REQUIREMENTS:
Without the pictures, copy all the entries below exactly.

SUPPLIED MATERIAL:
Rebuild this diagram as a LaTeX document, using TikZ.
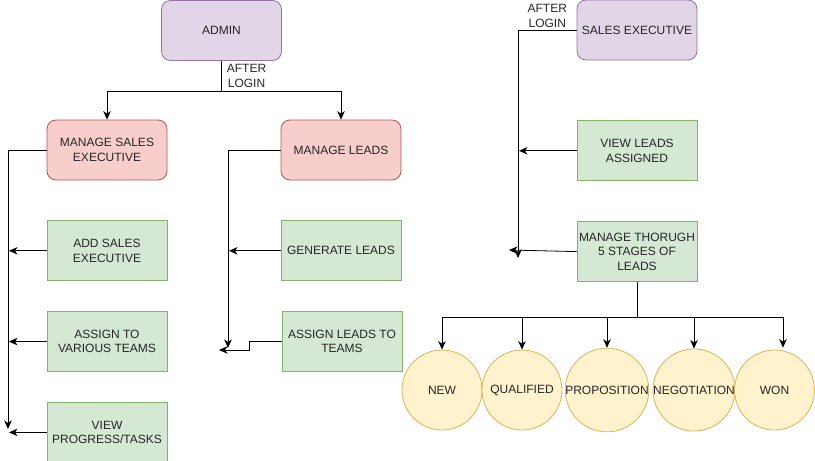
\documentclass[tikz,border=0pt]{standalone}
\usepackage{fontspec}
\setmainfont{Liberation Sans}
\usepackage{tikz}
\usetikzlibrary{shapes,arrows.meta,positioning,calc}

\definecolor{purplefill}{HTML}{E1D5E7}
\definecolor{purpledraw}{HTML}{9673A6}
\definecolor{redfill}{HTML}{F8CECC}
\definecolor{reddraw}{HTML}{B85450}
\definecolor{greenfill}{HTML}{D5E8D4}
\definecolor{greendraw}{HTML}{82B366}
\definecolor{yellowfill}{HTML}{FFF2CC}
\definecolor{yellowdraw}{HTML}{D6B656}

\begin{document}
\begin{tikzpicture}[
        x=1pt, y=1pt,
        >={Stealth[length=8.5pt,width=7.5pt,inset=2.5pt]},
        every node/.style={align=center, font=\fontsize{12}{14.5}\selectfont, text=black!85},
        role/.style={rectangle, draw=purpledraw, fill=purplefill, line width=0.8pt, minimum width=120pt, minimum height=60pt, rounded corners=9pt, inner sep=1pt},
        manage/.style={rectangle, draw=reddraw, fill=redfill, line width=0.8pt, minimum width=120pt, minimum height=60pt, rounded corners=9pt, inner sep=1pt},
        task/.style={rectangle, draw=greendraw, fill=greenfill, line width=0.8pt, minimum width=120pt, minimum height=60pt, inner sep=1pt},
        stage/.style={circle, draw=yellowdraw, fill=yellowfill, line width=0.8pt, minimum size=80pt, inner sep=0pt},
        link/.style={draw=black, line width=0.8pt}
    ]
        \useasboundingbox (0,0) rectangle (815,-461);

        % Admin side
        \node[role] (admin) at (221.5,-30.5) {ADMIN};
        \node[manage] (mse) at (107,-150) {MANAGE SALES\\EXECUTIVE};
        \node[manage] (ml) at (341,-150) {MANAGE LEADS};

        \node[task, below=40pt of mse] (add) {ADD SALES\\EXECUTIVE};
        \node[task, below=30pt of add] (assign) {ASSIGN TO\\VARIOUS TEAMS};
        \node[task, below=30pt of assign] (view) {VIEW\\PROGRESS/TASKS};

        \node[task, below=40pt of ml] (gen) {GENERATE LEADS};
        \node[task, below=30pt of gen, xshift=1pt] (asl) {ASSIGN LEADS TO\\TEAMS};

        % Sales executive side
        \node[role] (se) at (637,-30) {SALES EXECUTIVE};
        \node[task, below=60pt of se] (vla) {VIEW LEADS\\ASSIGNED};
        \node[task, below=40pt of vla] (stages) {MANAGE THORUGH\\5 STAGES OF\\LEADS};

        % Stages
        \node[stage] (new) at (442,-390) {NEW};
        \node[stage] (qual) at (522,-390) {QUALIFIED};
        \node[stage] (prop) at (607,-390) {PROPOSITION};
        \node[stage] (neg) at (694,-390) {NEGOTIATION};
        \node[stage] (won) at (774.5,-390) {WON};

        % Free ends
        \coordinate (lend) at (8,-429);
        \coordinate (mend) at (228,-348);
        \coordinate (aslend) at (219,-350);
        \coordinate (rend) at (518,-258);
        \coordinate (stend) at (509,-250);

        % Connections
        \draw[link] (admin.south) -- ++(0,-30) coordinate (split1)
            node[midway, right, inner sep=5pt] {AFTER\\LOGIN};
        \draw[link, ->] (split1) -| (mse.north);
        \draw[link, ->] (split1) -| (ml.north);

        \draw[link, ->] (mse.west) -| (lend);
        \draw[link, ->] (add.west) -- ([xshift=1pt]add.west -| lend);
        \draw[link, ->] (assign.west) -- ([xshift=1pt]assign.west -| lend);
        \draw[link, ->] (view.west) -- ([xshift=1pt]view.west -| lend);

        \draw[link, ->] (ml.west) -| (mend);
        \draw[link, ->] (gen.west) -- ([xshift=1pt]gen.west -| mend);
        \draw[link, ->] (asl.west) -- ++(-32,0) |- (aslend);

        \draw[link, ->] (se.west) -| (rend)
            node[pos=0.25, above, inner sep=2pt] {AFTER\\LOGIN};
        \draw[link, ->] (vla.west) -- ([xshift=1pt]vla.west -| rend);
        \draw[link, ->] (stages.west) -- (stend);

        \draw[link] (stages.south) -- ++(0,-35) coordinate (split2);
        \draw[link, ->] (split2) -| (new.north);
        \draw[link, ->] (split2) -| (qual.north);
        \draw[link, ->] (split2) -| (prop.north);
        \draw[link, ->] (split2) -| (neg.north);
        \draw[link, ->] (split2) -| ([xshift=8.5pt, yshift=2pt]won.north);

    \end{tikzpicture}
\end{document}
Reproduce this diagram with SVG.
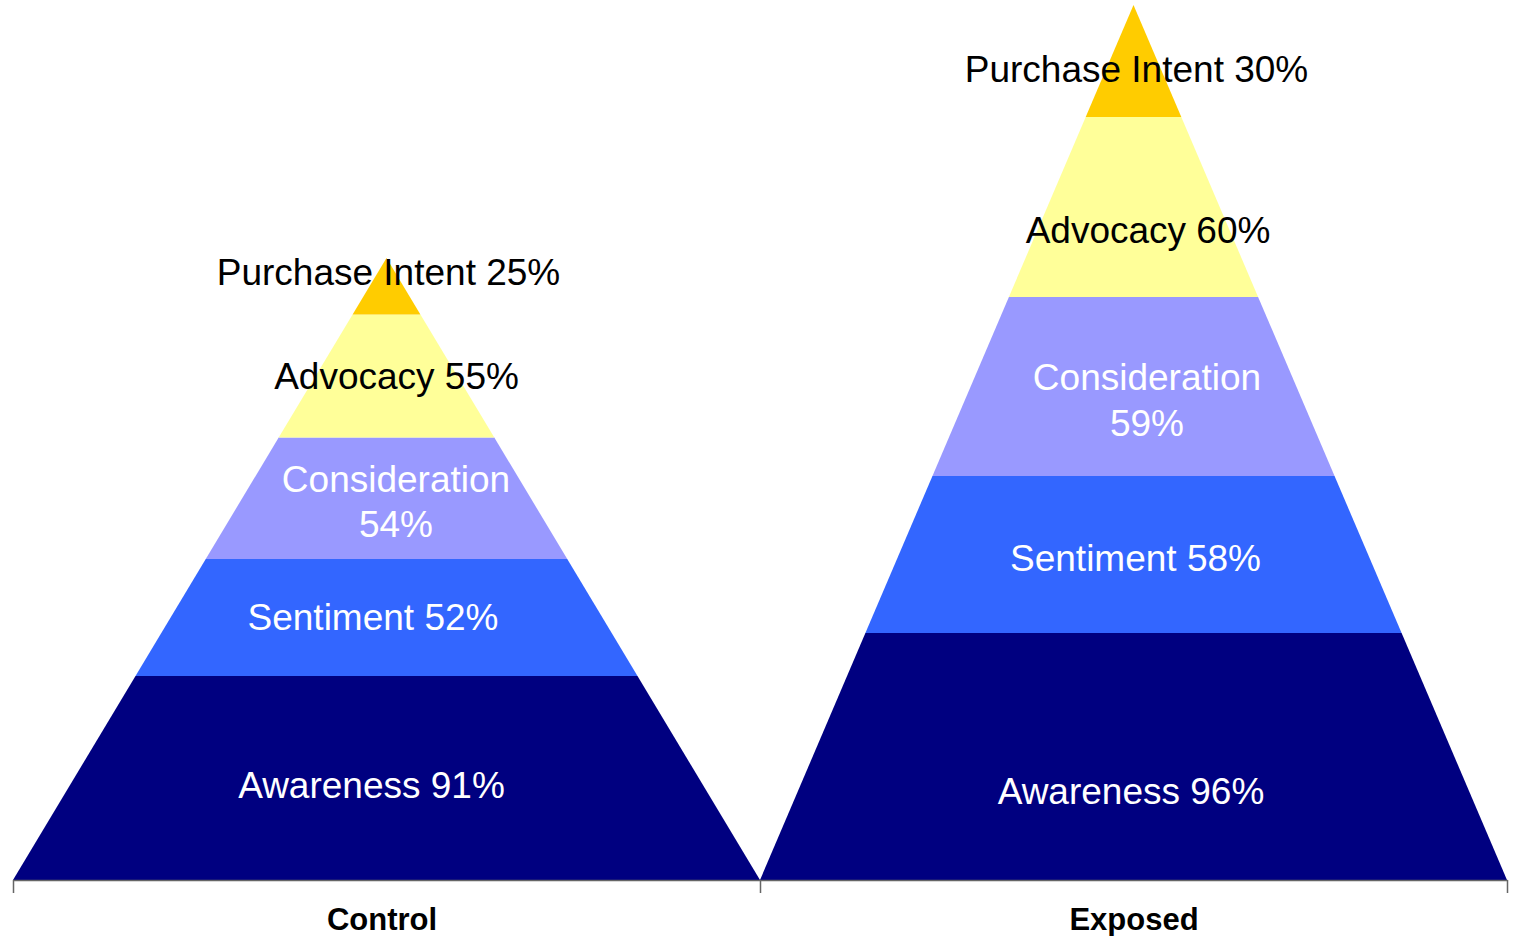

EXERCISE ANSWER:
Rebuild this diagram as a LaTeX document, using TikZ.
\documentclass[tikz,border=0pt]{standalone}
\usepackage{fontspec}
\setmainfont{Liberation Sans}
\usepackage{tikz}
\usetikzlibrary{shapes,arrows.meta,positioning,calc}

\definecolor{purplefill}{HTML}{E1D5E7}
\definecolor{purpledraw}{HTML}{9673A6}
\definecolor{redfill}{HTML}{F8CECC}
\definecolor{reddraw}{HTML}{B85450}
\definecolor{greenfill}{HTML}{D5E8D4}
\definecolor{greendraw}{HTML}{82B366}
\definecolor{yellowfill}{HTML}{FFF2CC}
\definecolor{yellowdraw}{HTML}{D6B656}

\begin{document}
\begin{tikzpicture}[
        x=1pt, y=1pt,
        >={Stealth[length=8.5pt,width=7.5pt,inset=2.5pt]},
        every node/.style={align=center, font=\fontsize{12}{14.5}\selectfont, text=black!85},
        role/.style={rectangle, draw=purpledraw, fill=purplefill, line width=0.8pt, minimum width=120pt, minimum height=60pt, rounded corners=9pt, inner sep=1pt},
        manage/.style={rectangle, draw=reddraw, fill=redfill, line width=0.8pt, minimum width=120pt, minimum height=60pt, rounded corners=9pt, inner sep=1pt},
        task/.style={rectangle, draw=greendraw, fill=greenfill, line width=0.8pt, minimum width=120pt, minimum height=60pt, inner sep=1pt},
        stage/.style={circle, draw=yellowdraw, fill=yellowfill, line width=0.8pt, minimum size=80pt, inner sep=0pt},
        link/.style={draw=black, line width=0.8pt}
    ]
        \useasboundingbox (0,0) rectangle (815,-461);

        % Admin side
        \node[role] (admin) at (221.5,-30.5) {ADMIN};
        \node[manage] (mse) at (107,-150) {MANAGE SALES\\EXECUTIVE};
        \node[manage] (ml) at (341,-150) {MANAGE LEADS};

        \node[task, below=40pt of mse] (add) {ADD SALES\\EXECUTIVE};
        \node[task, below=30pt of add] (assign) {ASSIGN TO\\VARIOUS TEAMS};
        \node[task, below=30pt of assign] (view) {VIEW\\PROGRESS/TASKS};

        \node[task, below=40pt of ml] (gen) {GENERATE LEADS};
        \node[task, below=30pt of gen, xshift=1pt] (asl) {ASSIGN LEADS TO\\TEAMS};

        % Sales executive side
        \node[role] (se) at (637,-30) {SALES EXECUTIVE};
        \node[task, below=60pt of se] (vla) {VIEW LEADS\\ASSIGNED};
        \node[task, below=40pt of vla] (stages) {MANAGE THORUGH\\5 STAGES OF\\LEADS};

        % Stages
        \node[stage] (new) at (442,-390) {NEW};
        \node[stage] (qual) at (522,-390) {QUALIFIED};
        \node[stage] (prop) at (607,-390) {PROPOSITION};
        \node[stage] (neg) at (694,-390) {NEGOTIATION};
        \node[stage] (won) at (774.5,-390) {WON};

        % Free ends
        \coordinate (lend) at (8,-429);
        \coordinate (mend) at (228,-348);
        \coordinate (aslend) at (219,-350);
        \coordinate (rend) at (518,-258);
        \coordinate (stend) at (509,-250);

        % Connections
        \draw[link] (admin.south) -- ++(0,-30) coordinate (split1)
            node[midway, right, inner sep=5pt] {AFTER\\LOGIN};
        \draw[link, ->] (split1) -| (mse.north);
        \draw[link, ->] (split1) -| (ml.north);

        \draw[link, ->] (mse.west) -| (lend);
        \draw[link, ->] (add.west) -- ([xshift=1pt]add.west -| lend);
        \draw[link, ->] (assign.west) -- ([xshift=1pt]assign.west -| lend);
        \draw[link, ->] (view.west) -- ([xshift=1pt]view.west -| lend);

        \draw[link, ->] (ml.west) -| (mend);
        \draw[link, ->] (gen.west) -- ([xshift=1pt]gen.west -| mend);
        \draw[link, ->] (asl.west) -- ++(-32,0) |- (aslend);

        \draw[link, ->] (se.west) -| (rend)
            node[pos=0.25, above, inner sep=2pt] {AFTER\\LOGIN};
        \draw[link, ->] (vla.west) -- ([xshift=1pt]vla.west -| rend);
        \draw[link, ->] (stages.west) -- (stend);

        \draw[link] (stages.south) -- ++(0,-35) coordinate (split2);
        \draw[link, ->] (split2) -| (new.north);
        \draw[link, ->] (split2) -| (qual.north);
        \draw[link, ->] (split2) -| (prop.north);
        \draw[link, ->] (split2) -| (neg.north);
        \draw[link, ->] (split2) -| ([xshift=8.5pt, yshift=2pt]won.north);

    \end{tikzpicture}
\end{document}
Reproduce this diagram with SVG.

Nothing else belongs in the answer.